9 responses for La Tormenta Intestinal

  1. Benjamin Read says:

    I hope that you are not talking about that great “Taqueria La Tormenta” just off of Center Street in Provo. If so, you owe me a big apology for defaming one of my very favorite Utah establishments. Oh, the way you describe it provokes from me a reaction completely opposite to what you describe. Maybe that’s because I didn’t learn Spanish in the posh mountains of Venezuela. I don’t really see the value in matching tables or set prices, or clean chairs for that matter. Of course, there wasn’t any soiled mattress around when I used to go there. Anyway, you’re lucky that the waitress even came out to serve you. The first time I went there (with my brother, Nick) I order “dos tacos de lengua” and she tried to tell me they were out. After looking very down, she went to the back “kitchen” and returned shortly to explain that she was mistaken and that I could have what I wanted. I mean, how do you not know if you have tongue on hand or not. My friend, I would gladly trade you places on any lunch break.

  2. josh says:

    It wasn’t the mismatched furniture that got me, just the incredible filthiness of the place. I admit it, the food was great. BUT A SOILED MATTRESS!?

  3. fubbs says:

    i awoke last night from a dream I can’t quite remember screaming, “the storm is coming! The storm is coming!” And I was right. It was.

  4. john says:

    As much of an adventure as that seems to have been – there is absolutely no excuse for the 3 of you not going to Pomaire now that it is back to normal!

    Shame on you.

  5. Jed Wood says:

    I’ve never been south of the border. But I was so convinced that I was going to serve a mission there, that I tried my best to become a part of the large Spanish-speaking community in central Canada (where I did end up serving). Despite the number of good folks from El Salvador, Ecuador, and the likes, it is almost impossible to find a Mexican restaurant in central Canada.
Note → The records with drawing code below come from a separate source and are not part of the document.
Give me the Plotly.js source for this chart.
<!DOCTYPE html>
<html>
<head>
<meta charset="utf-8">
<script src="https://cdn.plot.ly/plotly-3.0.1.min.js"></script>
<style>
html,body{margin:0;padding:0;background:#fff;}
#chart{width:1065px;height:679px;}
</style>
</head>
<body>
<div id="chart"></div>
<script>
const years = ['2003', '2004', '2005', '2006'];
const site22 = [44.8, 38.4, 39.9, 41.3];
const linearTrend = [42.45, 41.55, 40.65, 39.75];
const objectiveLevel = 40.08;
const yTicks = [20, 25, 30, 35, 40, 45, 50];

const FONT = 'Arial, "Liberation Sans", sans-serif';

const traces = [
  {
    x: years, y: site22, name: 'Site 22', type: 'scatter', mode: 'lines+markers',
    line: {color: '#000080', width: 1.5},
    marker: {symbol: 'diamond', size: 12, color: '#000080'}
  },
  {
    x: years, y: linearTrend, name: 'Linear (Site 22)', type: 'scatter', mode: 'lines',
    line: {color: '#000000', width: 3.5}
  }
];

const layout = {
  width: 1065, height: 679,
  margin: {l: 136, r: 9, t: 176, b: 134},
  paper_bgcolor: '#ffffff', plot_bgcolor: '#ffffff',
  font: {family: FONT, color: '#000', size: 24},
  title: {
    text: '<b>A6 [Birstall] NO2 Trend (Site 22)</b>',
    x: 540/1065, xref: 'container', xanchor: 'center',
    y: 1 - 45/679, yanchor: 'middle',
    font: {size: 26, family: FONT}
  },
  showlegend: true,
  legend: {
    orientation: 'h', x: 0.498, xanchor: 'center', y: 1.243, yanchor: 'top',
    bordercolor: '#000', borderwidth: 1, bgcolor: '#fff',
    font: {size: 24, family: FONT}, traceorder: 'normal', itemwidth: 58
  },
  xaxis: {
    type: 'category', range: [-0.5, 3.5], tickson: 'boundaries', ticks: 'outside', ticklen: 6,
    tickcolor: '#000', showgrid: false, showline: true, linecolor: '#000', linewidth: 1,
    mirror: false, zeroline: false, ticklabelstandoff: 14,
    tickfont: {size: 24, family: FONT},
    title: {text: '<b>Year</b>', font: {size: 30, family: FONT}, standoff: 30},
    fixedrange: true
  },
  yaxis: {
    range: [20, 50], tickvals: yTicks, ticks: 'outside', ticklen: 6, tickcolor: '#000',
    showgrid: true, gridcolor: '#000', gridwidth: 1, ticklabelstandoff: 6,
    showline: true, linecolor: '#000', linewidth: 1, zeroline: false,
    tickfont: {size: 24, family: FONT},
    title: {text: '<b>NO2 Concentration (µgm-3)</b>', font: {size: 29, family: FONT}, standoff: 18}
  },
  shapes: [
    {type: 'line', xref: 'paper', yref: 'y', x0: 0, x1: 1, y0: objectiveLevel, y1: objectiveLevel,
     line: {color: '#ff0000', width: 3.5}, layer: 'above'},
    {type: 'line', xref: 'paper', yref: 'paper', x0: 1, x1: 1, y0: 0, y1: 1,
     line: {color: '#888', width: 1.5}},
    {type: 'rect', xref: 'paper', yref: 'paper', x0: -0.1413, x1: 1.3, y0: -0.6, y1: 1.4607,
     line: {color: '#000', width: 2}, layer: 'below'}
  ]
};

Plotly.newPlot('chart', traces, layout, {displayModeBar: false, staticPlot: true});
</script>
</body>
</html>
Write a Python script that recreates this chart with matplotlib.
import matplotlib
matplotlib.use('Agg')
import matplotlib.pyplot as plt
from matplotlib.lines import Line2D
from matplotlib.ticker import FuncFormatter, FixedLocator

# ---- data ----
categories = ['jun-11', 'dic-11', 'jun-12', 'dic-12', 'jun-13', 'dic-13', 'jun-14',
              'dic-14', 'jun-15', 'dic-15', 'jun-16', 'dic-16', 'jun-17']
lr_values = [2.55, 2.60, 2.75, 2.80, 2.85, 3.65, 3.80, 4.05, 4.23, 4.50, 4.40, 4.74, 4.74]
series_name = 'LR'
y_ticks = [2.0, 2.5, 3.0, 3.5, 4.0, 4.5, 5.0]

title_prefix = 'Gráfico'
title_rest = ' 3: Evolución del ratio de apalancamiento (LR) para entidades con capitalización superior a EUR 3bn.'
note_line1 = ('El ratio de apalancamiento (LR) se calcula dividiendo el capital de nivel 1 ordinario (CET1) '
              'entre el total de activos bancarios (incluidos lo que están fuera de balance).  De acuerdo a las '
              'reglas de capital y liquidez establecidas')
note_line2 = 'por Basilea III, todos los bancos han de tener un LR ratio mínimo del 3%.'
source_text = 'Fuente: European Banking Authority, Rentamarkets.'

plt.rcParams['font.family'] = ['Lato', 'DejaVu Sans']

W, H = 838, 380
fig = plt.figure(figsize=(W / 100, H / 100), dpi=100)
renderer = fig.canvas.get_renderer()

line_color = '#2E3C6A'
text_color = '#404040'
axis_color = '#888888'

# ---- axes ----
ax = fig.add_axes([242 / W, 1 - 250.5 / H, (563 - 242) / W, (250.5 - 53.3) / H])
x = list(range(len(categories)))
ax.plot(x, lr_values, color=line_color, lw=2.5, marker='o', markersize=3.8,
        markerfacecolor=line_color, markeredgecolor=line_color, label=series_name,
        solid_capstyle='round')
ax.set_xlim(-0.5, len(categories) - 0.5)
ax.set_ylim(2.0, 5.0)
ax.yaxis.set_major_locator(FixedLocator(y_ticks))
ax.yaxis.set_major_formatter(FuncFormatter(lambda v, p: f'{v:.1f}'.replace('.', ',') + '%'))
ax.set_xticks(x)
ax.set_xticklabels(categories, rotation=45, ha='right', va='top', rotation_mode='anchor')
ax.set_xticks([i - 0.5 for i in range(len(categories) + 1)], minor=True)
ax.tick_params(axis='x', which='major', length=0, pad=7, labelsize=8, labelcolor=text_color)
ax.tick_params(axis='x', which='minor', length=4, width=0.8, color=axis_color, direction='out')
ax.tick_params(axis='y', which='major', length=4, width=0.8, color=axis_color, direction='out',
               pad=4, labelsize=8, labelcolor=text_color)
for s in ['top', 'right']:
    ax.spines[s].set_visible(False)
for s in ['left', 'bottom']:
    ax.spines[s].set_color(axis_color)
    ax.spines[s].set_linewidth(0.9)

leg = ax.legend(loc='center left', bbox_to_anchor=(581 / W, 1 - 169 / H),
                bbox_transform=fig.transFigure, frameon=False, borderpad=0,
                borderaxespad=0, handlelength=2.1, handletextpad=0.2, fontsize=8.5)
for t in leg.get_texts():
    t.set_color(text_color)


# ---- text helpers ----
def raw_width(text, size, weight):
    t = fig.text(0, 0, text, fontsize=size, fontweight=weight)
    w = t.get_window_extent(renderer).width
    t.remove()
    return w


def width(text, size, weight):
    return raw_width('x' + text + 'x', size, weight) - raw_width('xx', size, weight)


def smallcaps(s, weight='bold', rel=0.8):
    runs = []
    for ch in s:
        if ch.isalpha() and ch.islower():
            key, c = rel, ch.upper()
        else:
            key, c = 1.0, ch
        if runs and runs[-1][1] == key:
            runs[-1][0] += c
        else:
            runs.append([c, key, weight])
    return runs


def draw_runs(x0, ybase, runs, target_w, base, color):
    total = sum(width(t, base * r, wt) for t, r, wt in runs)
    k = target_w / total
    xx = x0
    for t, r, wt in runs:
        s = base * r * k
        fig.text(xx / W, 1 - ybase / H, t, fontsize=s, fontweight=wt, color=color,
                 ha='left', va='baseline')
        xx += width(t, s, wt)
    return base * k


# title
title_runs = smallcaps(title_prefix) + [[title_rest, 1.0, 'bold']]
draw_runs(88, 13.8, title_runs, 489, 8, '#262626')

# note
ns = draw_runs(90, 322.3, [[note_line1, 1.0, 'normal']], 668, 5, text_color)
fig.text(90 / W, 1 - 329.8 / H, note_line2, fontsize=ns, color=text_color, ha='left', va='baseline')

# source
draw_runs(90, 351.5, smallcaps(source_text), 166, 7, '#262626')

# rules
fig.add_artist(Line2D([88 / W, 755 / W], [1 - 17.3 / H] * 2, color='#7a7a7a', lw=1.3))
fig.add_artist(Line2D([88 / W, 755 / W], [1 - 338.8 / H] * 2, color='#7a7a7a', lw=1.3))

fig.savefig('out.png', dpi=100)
    When I got home, a group of friends and I started frequenting Beto’s in Orem at 3 a.m. LONG before it was cool to do so. I’m actually quite sure we were solely responsible for their decision to put a store in Provo.
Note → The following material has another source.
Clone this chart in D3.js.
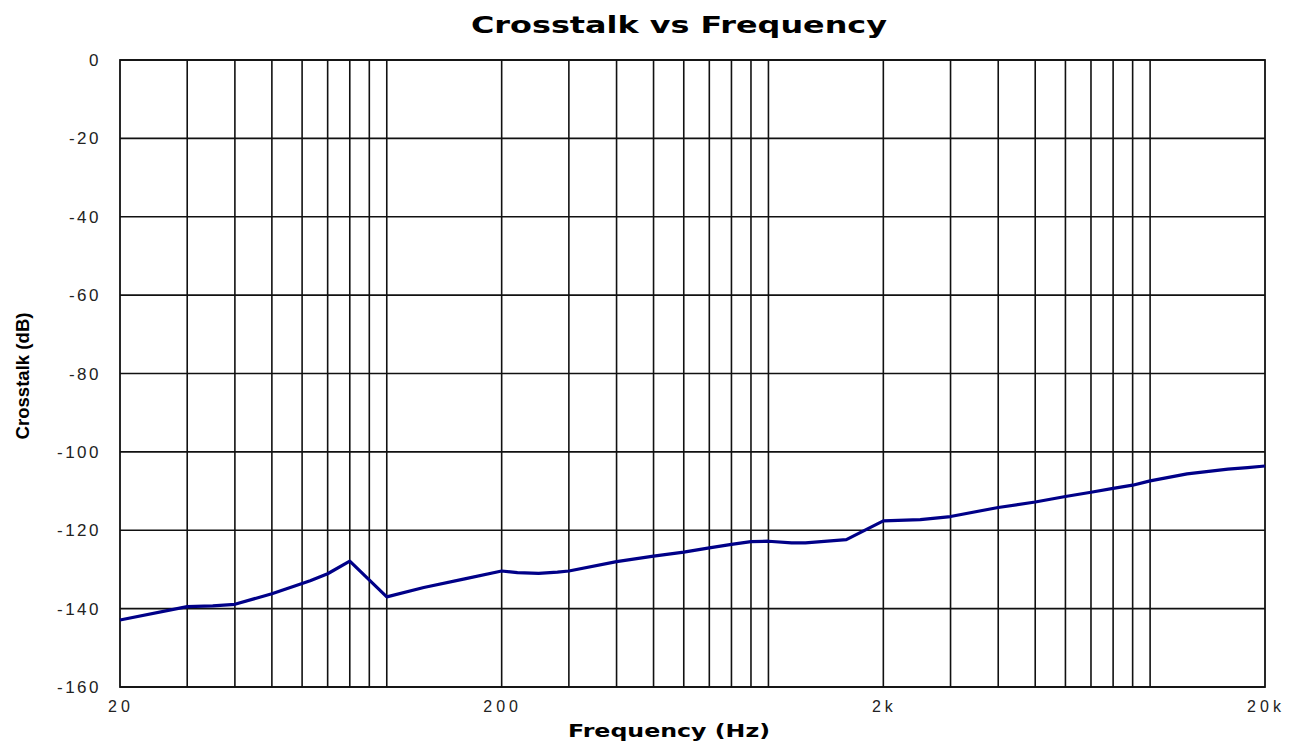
<!DOCTYPE html>
<html>
<head>
<meta charset="utf-8">
<script src="https://cdn.jsdelivr.net/npm/d3@7"></script>
<style>
  body { margin: 0; background: #fff; }
  svg { display: block; }
</style>
</head>
<body>
<div id="chart"></div>
<script>
const freqs = [20, 30, 35, 40, 50, 63, 70, 80, 100, 125, 160, 200, 220, 250, 280, 300, 400, 500, 600, 700, 800, 900, 1000, 1150, 1250, 1600, 2000, 2500, 3000, 4000, 5000, 6000, 7000, 8000, 9000, 10000, 12500, 16000, 18000, 20000]
const crosstalk = [-142.9, -139.5, -139.3, -138.9, -136.2, -132.9, -131.1, -127.9, -137.0, -134.6, -132.4, -130.4, -130.8, -131.0, -130.7, -130.4, -128.0, -126.6, -125.6, -124.5, -123.6, -122.9, -122.8, -123.2, -123.2, -122.4, -117.6, -117.3, -116.5, -114.2, -112.8, -111.4, -110.3, -109.3, -108.5, -107.4, -105.6, -104.4, -104.0, -103.6]
const yTicks = [0, -20, -40, -60, -80, -100, -120, -140, -160]
const xLabels = [[20, '20'], [200, '200'], [2000, '2k'], [20000, '20k']]

const width = 1289, height = 744
const margin = { top: 60, right: 24, bottom: 57, left: 120 }

const svg = d3.select('#chart').append('svg')
  .attr('width', width).attr('height', height)

const x = d3.scaleLog().domain([20, 20000]).range([margin.left, width - margin.right])
const y = d3.scaleLinear().domain([-160, 0]).range([height - margin.bottom, margin.top])

// vertical grid: every 1..9 x 10^n inside the range
const gridX = []
for (let p = 1; p <= 4; p++) {
  for (let k = 1; k <= 9; k++) {
    const f = k * Math.pow(10, p)
    if (f > 20 && f < 20000) gridX.push(f)
  }
}

svg.append('g').selectAll('line')
  .data(gridX)
  .join('line')
  .attr('x1', d => x(d)).attr('x2', d => x(d))
  .attr('y1', y(0)).attr('y2', y(-160))
  .attr('stroke', '#111').attr('stroke-width', 1.6)

svg.append('g').selectAll('line')
  .data(yTicks)
  .join('line')
  .attr('x1', x(20)).attr('x2', x(20000))
  .attr('y1', d => y(d)).attr('y2', d => y(d))
  .attr('stroke', '#111').attr('stroke-width', 1.6)

svg.append('rect')
  .attr('x', x(20)).attr('y', y(0))
  .attr('width', x(20000) - x(20)).attr('height', y(-160) - y(0))
  .attr('fill', 'none').attr('stroke', '#111').attr('stroke-width', 1.8)

// y tick labels
svg.append('g').selectAll('text')
  .data(yTicks)
  .join('text')
  .attr('x', 101).attr('y', d => y(d) + 6)
  .attr('text-anchor', 'end')
  .attr('font-family', 'Liberation Sans, Arial, sans-serif')
  .attr('font-size', 17).attr('letter-spacing', 2.5).attr('fill', '#222')
  .text(d => d)

// x tick labels
svg.append('g').selectAll('text')
  .data(xLabels)
  .join('text')
  .attr('x', d => x(d[0]) + 1).attr('y', 712)
  .attr('text-anchor', 'middle')
  .attr('font-family', 'Liberation Sans, Arial, sans-serif')
  .attr('font-size', 16).attr('letter-spacing', 4).attr('fill', '#222')
  .text(d => d[1])

const line = d3.line()
  .x((d, i) => x(freqs[i]))
  .y(d => y(d))

svg.append('path')
  .datum(crosstalk)
  .attr('d', line)
  .attr('fill', 'none')
  .attr('stroke', '#000088')
  .attr('stroke-width', 3.2)
  .attr('stroke-linejoin', 'round')

svg.append('text')
  .attr('x', 679).attr('y', 33)
  .attr('text-anchor', 'middle')
  .attr('font-family', 'DejaVu Sans, Verdana, sans-serif')
  .attr('font-weight', 'bold').attr('font-size', 23)
  .attr('textLength', 416).attr('lengthAdjust', 'spacingAndGlyphs')
  .text('Crosstalk vs Frequency')

svg.append('text')
  .attr('x', 669).attr('y', 737)
  .attr('text-anchor', 'middle')
  .attr('font-family', 'DejaVu Sans, Verdana, sans-serif')
  .attr('font-weight', 'bold').attr('font-size', 18)
  .attr('textLength', 202).attr('lengthAdjust', 'spacingAndGlyphs')
  .text('Frequency (Hz)')

svg.append('text')
  .attr('transform', 'translate(29,376) rotate(-90)')
  .attr('text-anchor', 'middle')
  .attr('font-family', 'Liberation Sans, Arial, sans-serif')
  .attr('font-weight', 'bold').attr('font-size', 19)
  .attr('textLength', 127).attr('lengthAdjust', 'spacingAndGlyphs')
  .text('Crosstalk (dB)')
</script>
</body>
</html>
    But anyway, I quickly formulated a very short list of how to tell if you’re about to eat good Mexican food. It has served me very well for the past 5 years.
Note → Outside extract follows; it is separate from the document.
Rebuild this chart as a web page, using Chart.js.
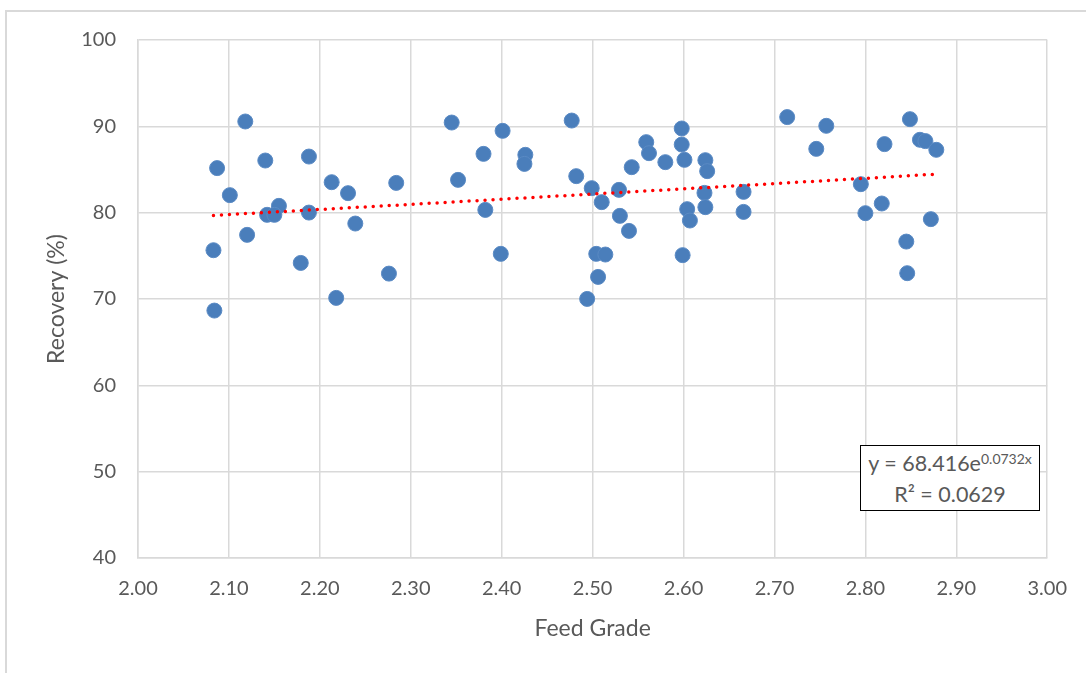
<!DOCTYPE html>
<html>
<head>
<meta charset="utf-8">
<script src="https://cdn.jsdelivr.net/npm/chart.js@4"></script>
<style>
    html, body { margin: 0; padding: 0; background: #fff; overflow: hidden; }
    #frame {
        position: absolute; left: 5px; top: 10px;
        width: 1200px; height: 800px;
        border: 2px solid #d9d9d9; box-sizing: border-box;
    }
    #wrap { position: absolute; left: 0; top: 0; width: 1086px; height: 673px; }
    #eqBox {
        position: absolute; left: 860px; top: 445px; width: 180px; height: 66px;
        box-sizing: border-box; border: 1.5px solid #000; background: #fff;
        font-family: Lato, sans-serif; font-size: 21.5px; color: #595959;
        text-align: center; line-height: 31px; padding-top: 2px;
    }
    #eqBox sup { font-size: 14px; vertical-align: 7px; line-height: 0; }
</style>
</head>
<body>
<div id="frame"></div>
<div id="wrap"><canvas id="recoveryChart"></canvas></div>
<div id="eqBox">y = 68.416e<sup>0.0732x</sup><br>R² = 0.0629</div>
<script>
// Feed grade vs recovery
const feedGrade = [
    2.118, 2.087, 2.140, 2.188, 2.101, 2.213, 2.231, 2.284, 2.155, 2.142,
    2.150, 2.188, 2.239, 2.120, 2.083, 2.179, 2.276, 2.218, 2.084,
    2.345, 2.401, 2.477, 2.380, 2.426, 2.425, 2.352, 2.482, 2.499, 2.529,
    2.510, 2.382, 2.530, 2.540, 2.399, 2.504, 2.514, 2.506, 2.494, 2.559,
    2.562, 2.543, 2.580,
    2.598, 2.598, 2.601, 2.624, 2.626, 2.623, 2.624, 2.604, 2.607, 2.599,
    2.666, 2.666, 2.714, 2.757, 2.746, 2.795, 2.800, 2.818, 2.821,
    2.849, 2.860, 2.866, 2.878, 2.872, 2.845, 2.846
];
const recovery = [
    90.56, 85.16, 86.04, 86.50, 82.03, 83.53, 82.26, 83.45, 80.79, 79.75,
    79.75, 80.01, 78.74, 77.43, 75.65, 74.18, 72.94, 70.13, 68.66,
    90.44, 89.48, 90.67, 86.81, 86.70, 85.65, 83.80, 84.23, 82.84, 82.64,
    81.22, 80.32, 79.63, 77.89, 75.23, 75.23, 75.15, 72.56, 70.01, 88.17,
    86.89, 85.27, 85.85,
    89.75, 87.89, 86.12, 86.08, 84.81, 82.29, 80.64, 80.41, 79.09, 75.08,
    82.41, 80.09, 91.07, 90.06, 87.39, 83.30, 79.94, 81.06, 87.94,
    90.83, 88.44, 88.29, 87.28, 79.25, 76.65, 72.99
];

// Exponential trendline as labelled on the chart: y = 68.416 e^(0.0732x)
const trendA = 68.416;
const trendB = 0.0732;
const trendX = [2.083, 2.18, 2.28, 2.38, 2.48, 2.58, 2.68, 2.78, 2.878];

const xTicks = [2.0, 3.0, 0.1];   // min, max, step
const yTicks = [40, 100, 10];

const textColor = '#595959';
const gridColor = '#d9d9d9';
const tickFont = { family: 'Lato, sans-serif', size: 20 };
const titleFont = { family: 'Lato, sans-serif', size: 23 };

document.addEventListener('DOMContentLoaded', function() {
    const ctx = document.getElementById('recoveryChart');

    const points = feedGrade.map((x, i) => ({ x: x, y: recovery[i] }));
    const trend = trendX.map(x => ({ x: x, y: trendA * Math.exp(trendB * x) }));

    new Chart(ctx, {
        type: 'scatter',
        data: {
            datasets: [{
                type: 'line',
                label: 'Trend',
                data: trend,
                order: 0,
                borderColor: '#ff0000',
                borderWidth: 3.5,
                borderDash: [0, 8],
                borderCapStyle: 'round',
                pointRadius: 0,
                fill: false,
                tension: 0
            }, {
                label: 'Recovery',
                data: points,
                order: 1,
                backgroundColor: '#4a7ebb',
                borderColor: '#5a8ac4',
                borderWidth: 1,
                pointRadius: 7.5
            }]
        },
        options: {
            responsive: true,
            maintainAspectRatio: false,
            animation: false,
            layout: { padding: { top: 40, right: 37, left: 0, bottom: 0 } },
            plugins: {
                legend: { display: false },
                title: { display: false },
                tooltip: { enabled: false }
            },
            scales: {
                x: {
                    type: 'linear',
                    min: xTicks[0],
                    max: xTicks[1],
                    afterFit: function(scale) { scale.height = 115; },
                    grid: { color: gridColor, lineWidth: 1.5, drawTicks: false },
                    border: { color: gridColor, width: 1.5 },
                    ticks: {
                        stepSize: xTicks[2],
                        color: textColor,
                        font: tickFont,
                        padding: 19,
                        maxRotation: 0,
                        callback: function(v) { return Number(v).toFixed(2); }
                    },
                    title: {
                        display: true,
                        text: 'Feed Grade',
                        color: textColor,
                        font: titleFont,
                        padding: { top: 0, bottom: 31 }
                    }
                },
                y: {
                    min: yTicks[0],
                    max: yTicks[1],
                    afterFit: function(scale) { scale.width = 138; },
                    grid: { color: gridColor, lineWidth: 1.5, drawTicks: false },
                    border: { color: gridColor, width: 1.5 },
                    ticks: {
                        stepSize: yTicks[2],
                        color: textColor,
                        font: tickFont,
                        padding: 22
                    },
                    title: {
                        display: true,
                        text: 'Recovery (%)',
                        color: textColor,
                        font: titleFont,
                        padding: { top: 43, bottom: 0 }
                    }
                }
            }
        }
    });
});
</script>
</body>
</html>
    1- They have drinks like Horchata and Jamiaca- even if they’re not “real”

    2- They have limes and cilantro- two ingredients that make or break Mexican food.

    3- You have all kinds of concerns about sanitation.

    So I for one am completely not surprised that the food was great. A dirty matress though? hmmm. I’ll give it some thought. Maybe my list needs revision…

  6. Rob says:

    I do think that Josh and Joe Penrod and I are solely responsible for Beto’s success, long before the Provo store and back when niether were married and Joe was living with my wife and I staying up until 3:00 am playing Tekken 3 and making the mandatory Beto’s runs. I have no evidence of this, and it is most likely selective memory, but I really beleive that we were the first Beto’s regulars.

  7. Chris says:

    Those are bold claims. I might dispute that, but I’d rather be noted as responsible for keeping the Texano Burrito on Beto’s menu simply by ordering enough to feed a small country. Those burrito’s are heaven, especially when washed down with a large Horchata.

    I for one think that the soiled mattress is a sign of quality Mexican food. Much like hobos used to mark barns with symbols letting others know if they will be welcome on the property or not, the dirty mattress was probably left by your forebearers to communicate “a fine restaurant” to those in-the-know. Or “painful death.” One of those two. Good food or painful death. So which is it? Are you still with us, Josh? Josh!?

  8. dave says:

    Yeah, I’ve been there. In fact, I decided once upon a time that it would become my cool little place to go, because I could get a full size burrito with pork (I think) and avocado for $1.50. Once upon a time I would stand here and scold your negativity towards Taqueria La Tormentas, but now, I bow my head, knod, and hope that you make it. It was such an adventure there. Sometimes I ordered pork, and got beef, sometimes I ordered burrito and I got two tacos, sometimes it came with a side of rice, sometimes with a lime, sometimes with nothing. There was absolutley no telling what I was going to get. It didn’t seem to matter what I paid either. Sometimes two dollars, sometimes five, sometimes she gave me change, sometimes she didn’t. There was never any telling. My fiance’s family was thinking about taking all 25 members out to dinner, and my (now wife) recommends this place even though she hadn’t ever been there. Next thing I know everyone’s piling in a huge van to Taqueria La tormenta. We all tried to order, and they just started bringing out the food, steadily for about 1 1/2 hours. The kids were dancing to Ricky Martin, and the guy came out with a question mark on his face, like, “who gets this one”. We were all full and no one had ordered close to what they brought out. 25 people and they charged out $40. You simply can’t feed that many people on $40, so the question is, where in the world are they getting all of the free meat? If I had a dime for every strange Bowel movement that place has given me, I’d have $5.00…but I was a student then, and the suffering seemed worth it.

  9. Joel says:

    As far as scary ingredients go, though, I’ve found a pretty impressive one in the Morris Center: pubic hair. That’s right…last time they made Navajo Tacos, I found one right in the middle. Worse, my friend James found one in the ice cream he got from the soft-serve machine they have. Amazing that it got the whole way through the machine to end up in that ice cream cone.